Poster Presentation NZ Association of Plastic Surgeons & NZ Society for Surgery of the Hand

Outcomes of carpal tunnel release are comparable to published literature when registrar is the primary surgeon (1474)

Luxi Sun 1 , Thomas Hockey 1 , Simon Nicholson 1
  1. Waikato DHB, Forest Lake, HAMILTON, New Zealand


In our unit carpal tunnel release (CTR) is performed by surgeons from every grade, with and without supervision. An audit of complications following CTR, relative to published rates, was undertaken, with emphasis on outcomes of those performed by junior surgeons.



A retrospective review of all cases of primary CTR performed in Waikato DHB over a 6 month period between 01/06/21 and 30/11/21, with a minimum 6 months’ follow-up was performed. Outcomes were compared against published data from a PubMed search.
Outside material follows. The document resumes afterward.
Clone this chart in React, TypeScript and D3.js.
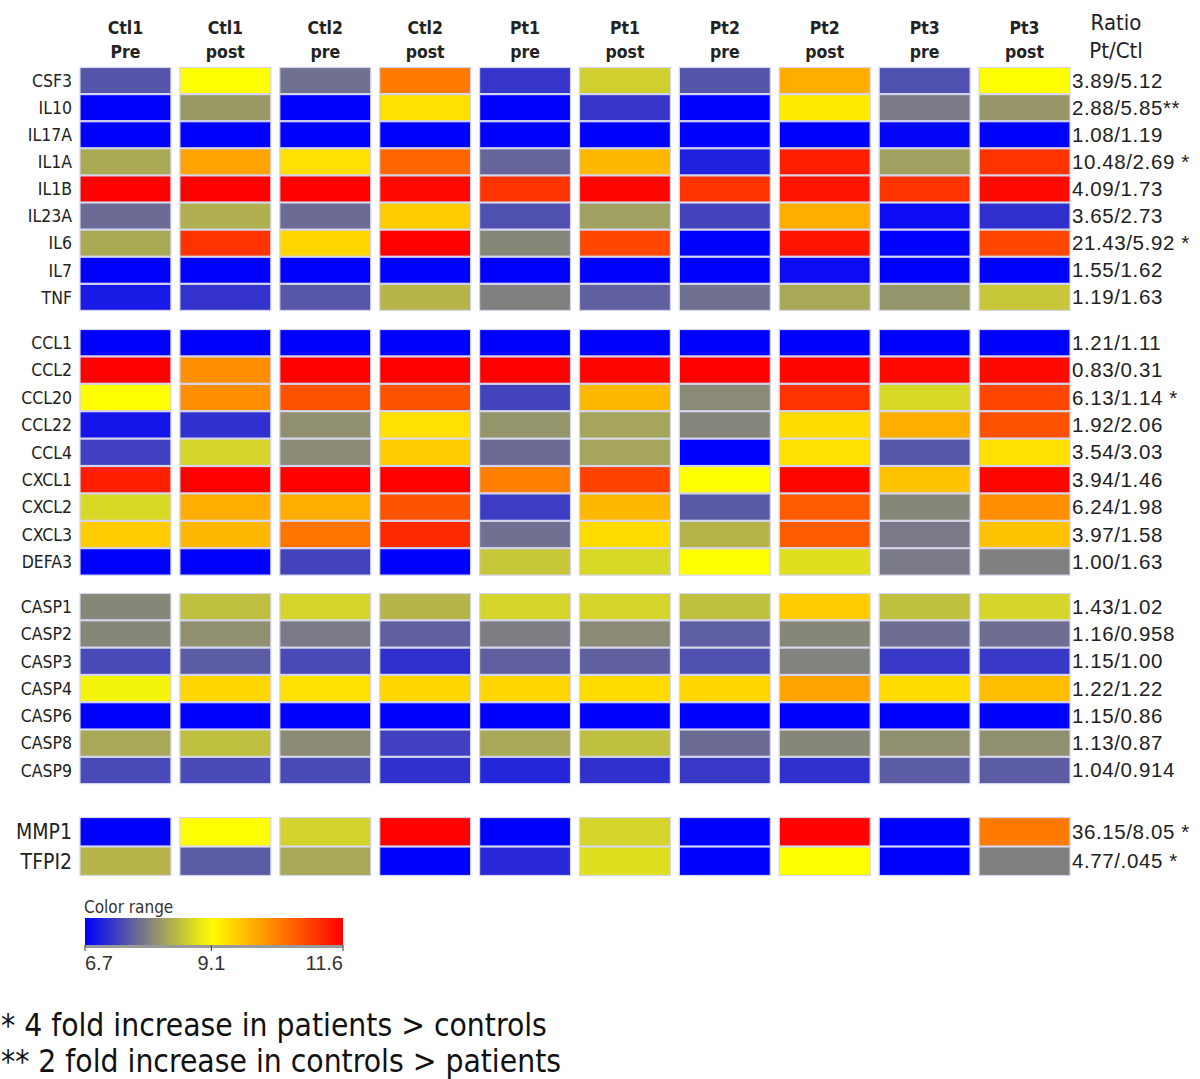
import React from "react";
import * as d3 from "d3";

const colTop = ["Ctl1", "Ctl1", "Ctl2", "Ctl2", "Pt1", "Pt1", "Pt2", "Pt2", "Pt3", "Pt3"];
const colBottom = ["Pre", "post", "pre", "post", "pre", "post", "pre", "post", "pre", "post"];

const genesCyto = ["CSF3", "IL10", "IL17A", "IL1A", "IL1B", "IL23A", "IL6", "IL7", "TNF"];
const valuesCyto = [
  [7.5, 9.1, 7.75, 10.4, 7.2, 8.65, 7.5, 9.9, 7.45, 9.1],
  [6.7, 8.14, 6.7, 9.4, 6.7, 7.2, 6.7, 9.3, 7.83, 8.12],
  [6.7, 6.7, 6.7, 6.7, 6.7, 6.7, 6.7, 6.7, 6.75, 6.7],
  [8.3, 10.0, 9.4, 10.6, 7.65, 9.8, 7.0, 11.3, 8.2, 11.1],
  [11.6, 11.6, 11.6, 11.5, 11.1, 11.55, 11.1, 11.4, 11.1, 11.5],
  [7.7, 8.35, 7.7, 9.6, 7.45, 8.2, 7.33, 9.9, 6.8, 7.15],
  [8.3, 11.1, 9.5, 11.6, 7.97, 10.9, 6.7, 11.4, 6.72, 10.9],
  [6.7, 6.7, 6.7, 6.7, 6.7, 6.7, 6.7, 6.8, 6.7, 6.7],
  [6.94, 7.18, 7.52, 8.4, 7.9, 7.6, 7.75, 8.28, 8.1, 8.57],
];
const ratiosCyto = ["3.89/5.12", "2.88/5.85**", "1.08/1.19", "10.48/2.69 *", "4.09/1.73", "3.65/2.73", "21.43/5.92 *", "1.55/1.62", "1.19/1.63"];

const genesChemo = ["CCL1", "CCL2", "CCL20", "CCL22", "CCL4", "CXCL1", "CXCL2", "CXCL3", "DEFA3"];
const valuesChemo = [
  [6.7, 6.7, 6.7, 6.7, 6.7, 6.7, 6.7, 6.7, 6.7, 6.7],
  [11.6, 10.2, 11.6, 11.6, 11.6, 11.55, 11.6, 11.55, 11.5, 11.5],
  [9.1, 10.2, 10.8, 10.8, 7.33, 9.8, 7.99, 11.1, 8.73, 10.9],
  [6.9, 7.15, 8.05, 9.4, 8.1, 8.25, 7.95, 9.45, 9.9, 10.8],
  [7.3, 8.7, 8.0, 9.6, 7.7, 8.25, 6.7, 9.4, 7.52, 9.4],
  [11.3, 11.6, 11.6, 11.6, 10.35, 10.95, 9.1, 11.55, 9.7, 11.55],
  [8.73, 9.9, 9.9, 10.8, 7.27, 9.8, 7.54, 10.7, 7.97, 10.2],
  [9.6, 9.8, 10.45, 11.2, 7.75, 9.45, 8.4, 10.7, 7.83, 9.7],
  [6.7, 6.7, 7.33, 6.7, 8.57, 8.73, 9.1, 8.8, 7.83, 7.9],
];
const ratiosChemo = ["1.21/1.11", "0.83/0.31", "6.13/1.14 *", "1.92/2.06", "3.54/3.03", "3.94/1.46", "6.24/1.98", "3.97/1.58", "1.00/1.63"];

const genesCasp = ["CASP1", "CASP2", "CASP3", "CASP4", "CASP6", "CASP8", "CASP9"];
const valuesCasp = [
  [7.97, 8.5, 8.7, 8.4, 8.7, 8.7, 8.5, 9.6, 8.5, 8.7],
  [7.97, 8.05, 7.83, 7.6, 7.87, 8.0, 7.58, 7.97, 7.73, 7.73],
  [7.38, 7.56, 7.38, 7.15, 7.6, 7.6, 7.45, 7.92, 7.23, 7.23],
  [9.0, 9.5, 9.4, 9.5, 9.5, 9.45, 9.5, 10.0, 9.45, 9.75],
  [6.7, 6.7, 6.7, 6.7, 6.7, 6.7, 6.7, 6.7, 6.7, 6.7],
  [8.28, 8.5, 8.0, 7.3, 8.28, 8.5, 7.7, 7.97, 8.05, 8.05],
  [7.38, 7.38, 7.38, 7.15, 7.05, 7.15, 7.23, 7.15, 7.56, 7.56],
];
const ratiosCasp = ["1.43/1.02", "1.16/0.958", "1.15/1.00", "1.22/1.22", "1.15/0.86", "1.13/0.87", "1.04/0.914"];

const genesOther = ["MMP1", "TFPI2"];
const valuesOther = [
  [6.7, 9.1, 8.68, 11.6, 6.7, 8.7, 6.7, 11.6, 6.7, 10.4],
  [8.4, 7.56, 8.28, 6.7, 7.08, 8.8, 6.7, 9.1, 6.7, 7.9],
];
const ratiosOther = ["36.15/8.05 *", "4.77/.045 *"];

const colorStops = [6.7, 7.9, 9.1, 11.6];
const colorRange = ["#0000ff", "#808080", "#ffff00", "#ff0000"];
const legendTicks = [6.7, 9.1, 11.6];
const footnotes = ["* 4 fold increase in patients > controls", "** 2 fold increase in controls > patients"];

const groups = [
  { genes: genesCyto, values: valuesCyto, ratios: ratiosCyto, top: 67, rowH: 27.1, labelSize: 17.5 },
  { genes: genesChemo, values: valuesChemo, ratios: ratiosChemo, top: 329, rowH: 27.4, labelSize: 17.5 },
  { genes: genesCasp, values: valuesCasp, ratios: ratiosCasp, top: 593, rowH: 27.3, labelSize: 17.5 },
  { genes: genesOther, values: valuesOther, ratios: ratiosOther, top: 817, rowH: 29.5, labelSize: 21 },
];

const FONT = "'DejaVu Sans Condensed', 'DejaVu Sans', sans-serif";
const ARIAL = "'Liberation Sans', Arial, sans-serif";

export default function App() {
  const color = d3.scaleLinear<string>().domain(colorStops).range(colorRange).interpolate(d3.interpolateRgb);
  const x = d3.scaleBand<number>().domain(d3.range(colTop.length)).range([80, 1070]).paddingInner(0.09);
  const legendX = d3.scaleLinear().domain([6.7, 11.6]).range([85, 343]);
  const gradStops = d3.range(0, 1.0001, 0.05).map((t) => {
    const v = 6.7 + t * 4.9;
    return { offset: t, c: color(v) };
  });

  return (
    <svg width={1200} height={1079} style={{ position: "absolute", left: 0, top: 0, background: "#fff" }}>
      <defs>
        <linearGradient id="lg" x1="0" x2="1" y1="0" y2="0">
          {gradStops.map((s, i) => (
            <stop key={i} offset={s.offset} stopColor={s.c} />
          ))}
        </linearGradient>
      </defs>

      {colTop.map((t, i) => {
        const cx = (x(i) as number) + x.bandwidth() / 2;
        return (
          <text key={"h" + i} textAnchor="middle" fontFamily={FONT} fontWeight="bold" fontSize={17.5} fill="#222">
            <tspan x={cx} y={34}>{t}</tspan>
            <tspan x={cx} y={58}>{colBottom[i]}</tspan>
          </text>
        );
      })}
      <text x={1116} y={30} textAnchor="middle" fontFamily={FONT} fontSize={22} fill="#222">Ratio</text>
      <text x={1116} y={58} textAnchor="middle" fontFamily={FONT} fontSize={22} fill="#222">Pt/Ctl</text>

      {groups.map((g, gi) => {
        const y = d3.scaleBand<number>().domain(d3.range(g.genes.length)).range([g.top, g.top + g.rowH * g.genes.length]);
        return (
          <g key={"g" + gi}>
            {g.values.map((row, ri) =>
              row.map((v, ci) => (
                <rect
                  key={ri + "-" + ci}
                  x={x(ci)}
                  y={(y(ri) as number) + 0.5}
                  width={x.bandwidth()}
                  height={y.bandwidth() - 1}
                  fill={color(v)}
                  stroke="#d4d4ec"
                  strokeWidth={1.2}
                />
              ))
            )}
            {g.genes.map((name, ri) => (
              <text
                key={"l" + ri}
                x={72}
                y={(y(ri) as number) + y.bandwidth() / 2 + g.labelSize * 0.36}
                textAnchor="end"
                fontFamily={FONT}
                fontSize={g.labelSize}
                fill="#222"
              >
                {name}
              </text>
            ))}
            {g.ratios.map((r, ri) => (
              <text
                key={"r" + ri}
                x={1072}
                y={(y(ri) as number) + y.bandwidth() / 2 + 7}
                fontFamily={ARIAL}
                fontSize={20.5}
                letterSpacing={0.6}
                fill="#222"
              >
                {r}
              </text>
            ))}
          </g>
        );
      })}

      <text x={84} y={913} fontFamily={FONT} fontSize={17} fill="#333">Color range</text>
      <rect x={legendX(6.7)} y={918} width={legendX(11.6) - legendX(6.7)} height={27} fill="url(#lg)" />
      <rect x={legendX(6.7)} y={945} width={legendX(11.6) - legendX(6.7)} height={3} fill="#999" />
      {legendTicks.map((t, i) => (
        <g key={"t" + i}>
          <line x1={legendX(t)} x2={legendX(t)} y1={945} y2={951} stroke="#555" strokeWidth={1.2} />
          <text
            x={legendX(t)}
            y={970}
            textAnchor={i === 0 ? "start" : i === legendTicks.length - 1 ? "end" : "middle"}
            fontFamily={ARIAL}
            fontSize={20}
            fill="#333"
          >
            {t.toFixed(1)}
          </text>
        </g>
      ))}

      {footnotes.map((f, i) => (
        <text key={"f" + i} x={1} y={1036 + i * 36} fontFamily={FONT} fontSize={31.5} fill="#111">
          {f}
        </text>
      ))}
    </svg>
  );
}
Seventy two carpal tunnel releases were performed. Mean patient age was 59.6. Thirty six releases were performed by junior registrars, 4 by senior registrars, 28 by MOSS and 4 by SMOs. 10% of cases were performed under general anaesthetic; the rest under local - no tourniquet technique. GA cases were performed under tourniquet control and were usually in combination with other procedures.


There was a 2.8% total complication rate and 1 case required admission for post operative infection. Closure techniques included monofilament permanent and braided absorbable sutures, with no difference in infection rate between the two.


60% of patients had complete resolution of symptoms, 28% partial resolution and 10% of patients were lost to follow up or did not attend their clinic appointments. 1 patient had no improvement to their symptoms. Pre-op investigations were reviewed: 5 patients had had pre-op diagnostic steroid injections and 10 patients had pre-op nerve conduction studies. There was no correlation between results of these pre-op tests and the degree of resolution of symptoms after surgery.



A carpal tunnel release service that relies heavily on registrar-provided operating seems to have similar complication rates to the literature, and provides both valuable exposure for junior surgeons alongside a high patient turnover in a tertiary centre.